Contro il dolore cronico in arrivo una neuromodulazione meno invasiva

neuromodulazione
Immagine di Anna Mikkelgaard via Pixabay

Il dolore cronico, dal mal di schiena ai dolori articolari, rappresenta una delle principali cause di disabilità a livello globale. Le terapie prevedono l’uso di farmaci oppioidi, che hanno vari effetti collaterali e che negli Stati Uniti sono spesso alla base di abusi – si parla della crisi degli oppioidi. Per questo, un gruppo internazionale, che include il King’s College London, ha cercato un’alternativa a questi medicinali. Il risultato è un nuovo tipo di neuromodulazione, un trattamento basato sulla stimolazione elettrica, che serve a modificare la trasmissione degli impulsi nervosi. Già impiegata per gestire il dolore cronico, la neuromodulazione in questo caso si basa sulla somministrazione di una corrente bifasica a frequenza ultra bassa. Lo studio pilota, su Science Translational Medicine, è ancora nel suo stadio iniziale anche se ci sono già buoni risultati nei ratti e in un gruppo di 20 pazienti.

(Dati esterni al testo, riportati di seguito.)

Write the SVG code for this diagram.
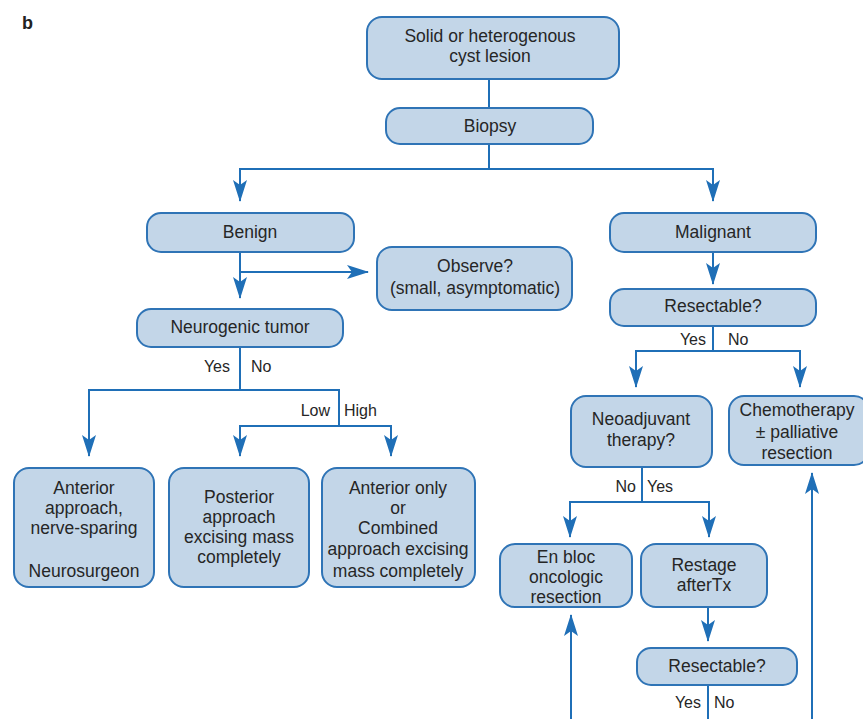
<svg xmlns="http://www.w3.org/2000/svg" width="863" height="719" viewBox="0 0 863 719">
<defs>
<style>
.box{fill:#c3d6e8;stroke:#2f74b6;stroke-width:2}
.t{font-family:"Liberation Sans",Arial,sans-serif;font-size:17.5px;fill:#262626;text-anchor:middle}
.l{font-family:"Liberation Sans",Arial,sans-serif;font-size:16px;fill:#262626}
.c{fill:none;stroke:#1f6fb7;stroke-width:2}
</style>
<marker id="ah" markerUnits="userSpaceOnUse" markerWidth="22" markerHeight="14" refX="21" refY="7" orient="auto">
<path d="M0,0 L22,7 L0,14 L5,7 z" fill="#1f6fb7"/>
</marker>
</defs>
<rect width="863" height="719" fill="#fff"/>
<text x="22" y="29" style="font-family:'Liberation Sans',Arial,sans-serif;font-size:18px;font-weight:bold;fill:#222">b</text>

<g id="connectors">
<path class="c" d="M489,79 V108"/>
<path class="c" d="M489,144 V169"/>
<path class="c" d="M489,169 H240 V201" marker-end="url(#ah)"/>
<path class="c" d="M489,169 H713 V201" marker-end="url(#ah)"/>
<path class="c" d="M240,252 V298" marker-end="url(#ah)"/>
<path class="c" d="M240,272 H368" marker-end="url(#ah)"/>
<path class="c" d="M713,252 V284" marker-end="url(#ah)"/>
<path class="c" d="M240,347 V390 H89 V456" marker-end="url(#ah)"/>
<path class="c" d="M240,390 H339 V426 H240 V456" marker-end="url(#ah)"/>
<path class="c" d="M339,426 H391 V456" marker-end="url(#ah)"/>
<path class="c" d="M713,326 V351 H636 V387" marker-end="url(#ah)"/>
<path class="c" d="M713,351 H800 V387" marker-end="url(#ah)"/>
<path class="c" d="M642,467 V502 H570 V537" marker-end="url(#ah)"/>
<path class="c" d="M642,502 H709 V537" marker-end="url(#ah)"/>
<path class="c" d="M708,607 V641" marker-end="url(#ah)"/>
<path class="c" d="M708,685 V719"/>
<path class="c" d="M571,719 V615" marker-end="url(#ah)"/>
<path class="c" d="M812,719 V473" marker-end="url(#ah)"/>
</g>

<g id="edge-labels">
<text class="l" x="230" y="372" text-anchor="end">Yes</text>
<text class="l" x="251" y="372">No</text>
<text class="l" x="330" y="416" text-anchor="end">Low</text>
<text class="l" x="344" y="416">High</text>
<text class="l" x="706" y="345" text-anchor="end">Yes</text>
<text class="l" x="728" y="345">No</text>
<text class="l" x="636" y="492" text-anchor="end">No</text>
<text class="l" x="647" y="492">Yes</text>
<text class="l" x="701" y="708" text-anchor="end">Yes</text>
<text class="l" x="714" y="708">No</text>
</g>

<g id="n-solid"><rect class="box" x="367" y="17" width="252" height="62" rx="15"/>
<text class="t" x="490" y="42">Solid or heterogenous</text><text class="t" x="490" y="62">cyst lesion</text></g>
<g id="n-biopsy"><rect class="box" x="386" y="108" width="207" height="36" rx="14"/>
<text class="t" x="490" y="132">Biopsy</text></g>
<g id="n-benign"><rect class="box" x="147" y="213" width="207" height="39" rx="14"/>
<text class="t" x="250" y="238">Benign</text></g>
<g id="n-malignant"><rect class="box" x="610" y="213" width="206" height="39" rx="14"/>
<text class="t" x="713" y="238">Malignant</text></g>
<g id="n-observe"><rect class="box" x="377" y="247" width="195" height="63" rx="15"/>
<text class="t" x="475" y="272">Observe?</text><text class="t" x="475" y="294">(small, asymptomatic)</text></g>
<g id="n-neuro"><rect class="box" x="137" y="309" width="206" height="38" rx="14"/>
<text class="t" x="240" y="333">Neurogenic tumor</text></g>
<g id="n-ant"><rect class="box" x="14" y="468" width="140" height="119" rx="15"/>
<text class="t" x="84" y="494">Anterior</text><text class="t" x="84" y="514">approach,</text><text class="t" x="84" y="534">nerve-sparing</text><text class="t" x="84" y="577">Neurosurgeon</text></g>
<g id="n-post"><rect class="box" x="169" y="468" width="140" height="119" rx="15"/>
<text class="t" x="239" y="503">Posterior</text><text class="t" x="239" y="523">approach</text><text class="t" x="239" y="543">excising mass</text><text class="t" x="239" y="563">completely</text></g>
<g id="n-comb"><rect class="box" x="322" y="468" width="153" height="119" rx="15"/>
<text class="t" x="398" y="494">Anterior only</text><text class="t" x="398" y="514">or</text><text class="t" x="398" y="534">Combined</text><text class="t" x="398" y="555">approach excising</text><text class="t" x="398" y="577">mass completely</text></g>
<g id="n-resect1"><rect class="box" x="610" y="289" width="206" height="37" rx="14"/>
<text class="t" x="713" y="312">Resectable?</text></g>
<g id="n-neoadj"><rect class="box" x="571" y="396" width="141" height="71" rx="15"/>
<text class="t" x="641" y="425">Neoadjuvant</text><text class="t" x="641" y="446">therapy?</text></g>
<g id="n-chemo"><rect class="box" x="729" y="396" width="140" height="69" rx="15"/>
<text class="t" x="797" y="416">Chemotherapy</text><text class="t" x="797" y="438">± palliative</text><text class="t" x="797" y="459">resection</text></g>
<g id="n-enbloc"><rect class="box" x="500" y="544" width="132" height="63" rx="15"/>
<text class="t" x="566" y="563">En bloc</text><text class="t" x="566" y="583">oncologic</text><text class="t" x="566" y="603">resection</text></g>
<g id="n-restage"><rect class="box" x="641" y="544" width="126" height="63" rx="15"/>
<text class="t" x="704" y="571">Restage</text><text class="t" x="704" y="591">afterTx</text></g>
<g id="n-resect2"><rect class="box" x="637" y="648" width="160" height="37" rx="14"/>
<text class="t" x="717" y="672">Resectable?</text></g>
</svg>
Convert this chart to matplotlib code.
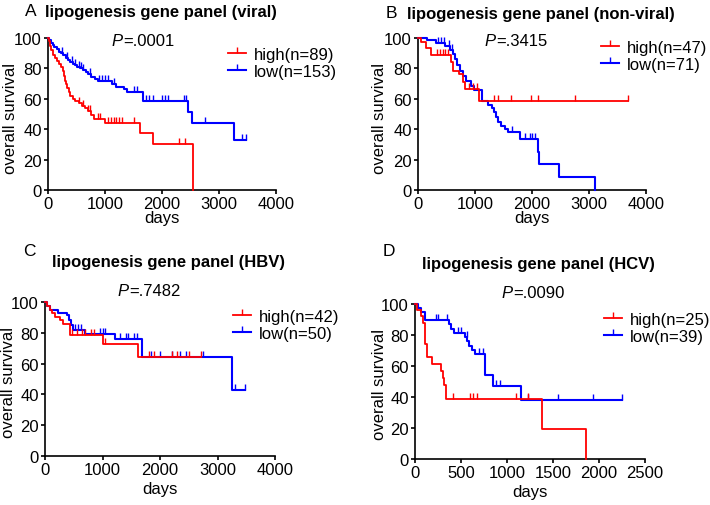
import numpy as np
import matplotlib
matplotlib.use("Agg")
import matplotlib.pyplot as plt
from matplotlib.lines import Line2D

plt.rcParams['font.family'] = ['Liberation Sans', 'DejaVu Sans']
plt.rcParams['font.size'] = 12

# ---------------- data ----------------
# Panel A (viral)
A_high_t = [15, 40, 60, 90, 120, 160, 200, 230, 260, 280, 300, 320, 340, 360, 390, 430, 480, 540, 600, 650, 700, 760, 800, 1000, 1620, 1840, 2540]
A_high_s = [98, 95, 92, 89, 87, 85, 83, 81, 78, 75, 72, 69.5, 67, 64.5, 62, 60, 58.5, 57, 55.5, 54, 52, 49.5, 47, 44, 37.5, 30.5, 0]
A_high_c = [550, 620, 700, 730, 870, 920, 1060, 1110, 1160, 1200, 1250, 1300, 1500, 2300, 2400]
A_high_end = 2540
A_low_t = [20, 50, 80, 110, 150, 190, 230, 270, 310, 350, 390, 430, 470, 510, 560, 610, 660, 700, 760, 820, 880, 1120, 1200, 1330, 1390, 1660, 2460, 2520, 3270]
A_low_s = [98.5, 97, 95.5, 94, 92.5, 91, 90, 88.5, 87, 85.5, 84, 83, 82, 81, 80, 79, 77.5, 76, 74.5, 73, 72, 70, 68, 66.5, 64.5, 58.5, 51, 44, 33]
A_low_c = [250, 330, 420, 480, 540, 580, 620, 740, 900, 950, 1000, 1050, 1150, 1500, 1560, 1720, 1780, 1850, 2000, 2050, 2100, 2380, 2420, 2750, 3400, 3480]
A_low_end = 3480

# Panel B (non-viral)
B_high_t = [60, 140, 230, 580, 610, 720, 790, 830, 1070]
B_high_s = [97.5, 93.5, 89, 84, 78.5, 76, 71, 66.5, 58.8]
B_high_c = [330, 380, 430, 480, 520, 900, 970, 1040, 1330, 1400, 1640, 1990, 2100, 2750, 3680]
B_high_end = 3680
B_low_t = [150, 320, 480, 560, 620, 650, 690, 730, 790, 850, 930, 990, 1130, 1230, 1290, 1330, 1360, 1400, 1460, 1520, 1580, 1790, 2100, 2130, 2470, 3110]
B_low_s = [98.5, 97, 95, 92, 89.5, 86, 82.5, 78.5, 75, 72, 68.5, 65.5, 58.8, 56, 54, 51, 48, 44.5, 42, 40, 38, 33.5, 25, 17, 8.4, 0]
B_low_c = [350, 400, 460, 540, 600, 1650, 1880, 1960, 2000, 2050]
B_low_end = 3110

# Panel C (HBV)
C_high_t = [30, 80, 120, 170, 260, 310, 430, 1010, 1620]
C_high_s = [97.5, 95, 92.8, 90.5, 88, 85.5, 78.5, 73, 64]
C_high_c = [470, 550, 650, 700, 800, 850, 1050, 1800, 1900, 2200, 2300, 2500, 2720]
C_high_end = 2720
C_low_t = [40, 90, 230, 380, 410, 450, 490, 700, 1210, 1690, 3250]
C_low_s = [97.5, 95, 93, 91.5, 88, 85, 82, 79, 76, 64.5, 43]
C_low_c = [530, 580, 620, 950, 1000, 1050, 1300, 1400, 1450, 1550, 1600, 1850, 2000, 2200, 2350, 2450, 2750, 3300, 3480]
C_low_end = 3480

# Panel D (HCV)
D_high_t = [20, 60, 90, 105, 125, 190, 285, 305, 320, 340, 1385, 1855]
D_high_s = [96, 92, 87.5, 74, 65.5, 61, 56.5, 52, 48, 39, 19.5, 0]
D_high_c = [415, 600, 635, 670, 1100, 1230]
D_high_end = 1855
D_low_t = [30, 60, 110, 370, 395, 420, 540, 570, 590, 620, 650, 760, 850, 1150]
D_low_s = [97.4, 94.8, 89.5, 87, 84, 81, 78.5, 76, 73, 70.5, 67.5, 54, 47, 38]
D_low_c = [230, 250, 345, 470, 500, 560, 700, 740, 880, 920, 1230, 1550, 1940, 2250]
D_low_end = 2250

letters = ["A", "B", "C", "D"]
titles = ["lipogenesis gene panel (viral)", "lipogenesis gene panel (non-viral)",
          "lipogenesis gene panel (HBV)", "lipogenesis gene panel (HCV)"]
pvals = ["=.0001", "=.3415", "=.7482", "=.0090"]
high_labels = ["high(n=89)", "high(n=47)", "high(n=42)", "high(n=25)"]
low_labels = ["low(n=153)", "low(n=71)", "low(n=50)", "low(n=39)"]
x_max = [4000, 4000, 4000, 2500]
x_step = [1000, 1000, 1000, 500]

RED = '#ff0000'
BLUE = '#0000ff'

W, H = 710, 506
fig = plt.figure(figsize=(W / 100, H / 100), dpi=100)

def fx(px):
    return px / W

def fy(py):
    return 1 - py / H

# axes boxes in pixels: left, top, right, bottom
boxes = [(48, 39, 276, 191), (418, 39, 646, 191), (45, 303, 275, 457), (415, 305, 645, 460)]
letter_pos = [(31, 12), (391, 13), (29, 252), (389, 252)]
title_pos = [(161, 13), (541, 14), (169, 263), (538, 264)]
p_pos = [(123, 41), (496, 41), (129, 292), (513, 293)]
leg_pos = [(228, 48), (601, 41), (233, 310), (604, 313)]
ylab_x = [11, 379, 9, 379]
ylab_y = [118, 118, 382, 385]
xlab_y = [219, 219, 490, 493]

curves = [
    ((A_high_t, A_high_s, A_high_c, A_high_end), (A_low_t, A_low_s, A_low_c, A_low_end)),
    ((B_high_t, B_high_s, B_high_c, B_high_end), (B_low_t, B_low_s, B_low_c, B_low_end)),
    ((C_high_t, C_high_s, C_high_c, C_high_end), (C_low_t, C_low_s, C_low_c, C_low_end)),
    ((D_high_t, D_high_s, D_high_c, D_high_end), (D_low_t, D_low_s, D_low_c, D_low_end)),
]

def draw_km(ax, t, s, c, end, color, lw):
    x = np.concatenate([[0], np.asarray(t, float), [end]])
    y = np.concatenate([[100], np.asarray(s, float), [s[-1]]])
    ax.step(x, y, where='post', color=color, lw=lw, clip_on=False, zorder=3)
    ct = np.asarray(c, float)
    idx = np.searchsorted(np.asarray(t, float), ct, side='right')
    surv_all = np.concatenate([[100], np.asarray(s, float)])
    cy = surv_all[idx]
    ax.plot(ct, cy, linestyle='none', marker=2, ms=4, mew=1.0, color=color, clip_on=False, zorder=3)

for i in range(4):
    l, t, r, b = boxes[i]
    ax = fig.add_axes([fx(l), fy(b), fx(r - l), (b - t) / H])
    (ht, hs, hc, he), (lt, ls, lc, le) = curves[i]
    draw_km(ax, lt, ls, lc, le, BLUE, 1.5)
    draw_km(ax, ht, hs, hc, he, RED, 1.3)
    ax.set_xlim(0, x_max[i])
    ax.set_ylim(0, 100)
    ax.set_xticks(np.arange(0, x_max[i] + 1, x_step[i]))
    ax.set_yticks(np.arange(0, 101, 20))
    for sp in ['top', 'right']:
        ax.spines[sp].set_visible(False)
    for sp in ['left', 'bottom']:
        ax.spines[sp].set_linewidth(1.2)
    ax.tick_params(axis='both', length=3, width=1.2, labelsize=12, pad=1.5)

    xl = ax.set_xlabel('days', fontsize=12)
    xl.set_va('center')
    ax.xaxis.set_label_coords(0.5, -(xlab_y[i] - b) / (b - t))
    yl = ax.set_ylabel('overall survival', fontsize=12)
    yl.set_va('center')
    yl.set_ha('center')
    ax.yaxis.set_label_coords((ylab_x[i] - l) / (r - l), (b - ylab_y[i]) / (b - t))

    # panel letter and title
    lx, ly = letter_pos[i]
    fig.text(fx(lx), fy(ly), letters[i], fontsize=12.5, ha='center', va='center')
    tx, ty = title_pos[i]
    fig.text(fx(tx), fy(ty), titles[i], fontsize=12, fontweight='bold', ha='center', va='center')
    # P value
    px, py = p_pos[i]
    fig.text(fx(px), fy(py), 'P', fontsize=12, fontstyle='italic', ha='right', va='center')
    fig.text(fx(px), fy(py), pvals[i], fontsize=12, ha='left', va='center')

    # legend
    handles = [Line2D([], [], color=RED, lw=1.3, marker=2, ms=4, mew=1.0),
               Line2D([], [], color=BLUE, lw=1.5, marker=2, ms=4, mew=1.0)]
    gx, gy = leg_pos[i]
    ax.legend(handles, [high_labels[i], low_labels[i]], loc='upper left',
              bbox_to_anchor=(fx(gx), fy(gy)), bbox_transform=fig.transFigure,
              frameon=False, handlelength=1.1, handletextpad=0.45, labelspacing=0.1,
              borderpad=0, borderaxespad=0, fontsize=12, numpoints=1)

fig.savefig('out.png', dpi=100)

La neuromodulazione contro il dolore cronico

Il dolore cronico, che dura tre mesi o più, si presenta quando i nervi continuano a inviare segnali al cervello dopo che la fonte originaria del dolore è stata eliminata. Per interrompere questa comunicazione, la neuromodulazione agisce sui nervi interessati e blocca la trasmissione dei segnali dolorosi. Per farlo si serve dell’impianto di elettrodi e generatori di impulsi, oppure di sistemi di infusione (in questo caso l’azione è chimica). Gli autori hanno sviluppato un nuovo metodo di neuromodulazione elettrica che, a differenza di quelli attualmente impiegati, potrebbe ridurre i danni locali ai tessuti. Oggi, infatti, come spiegano i ricercatori, i sistemi in uso possono essere invasivi, avere risultati variabili e causare vari effetti collaterali. La corrente utilizzata è alternata bifasica, dunque non continua, e questo consente di ridurre i potenziali danni ai tessuti, la frequenza è ultra-bassa.

Dolore cronico, i primi risultati sono favorevoli

Gli elettrodi sono inseriti per via percutanea nelle zampe posteriori e inviano la corrente al ganglio della radice dorsale, nodulo che contiene il corpo del neurone. Dopo vari test nei ratti i ricercatori hanno provato il nuovo metodo su 20 pazienti con dolore alle gambe e mal di schiena cronico. L’intervento prevedeva 5 trattamenti di neuromodulazione in un intervallo di due settimane. Dopo questo periodo i partecipanti hanno indicato una riduzione del mal di schiena fino al 90% e dei dolori alle gambe fino al 50%. Ben 16 persone su 20 si sono dichiarate “molto soddisfatte” durante il follow up. La terapia è stato ben tollerata e gli eventi avversi erano tutti di lieve entità.

Siamo solo agli inizi e la ricerca è uno studio pilota, tuttavia la nuova tecnica potrebbe aprire prospettive di studio e di trattamento. Ricordando che a soffrire non sono in pochi: secondo alcuni dati Istat riportati in una pubblicazione sul tema, il dolore cronico colpisce più del 20% della popolazione italiana – percentuale simile negli Usa, dove si è svolto lo studio.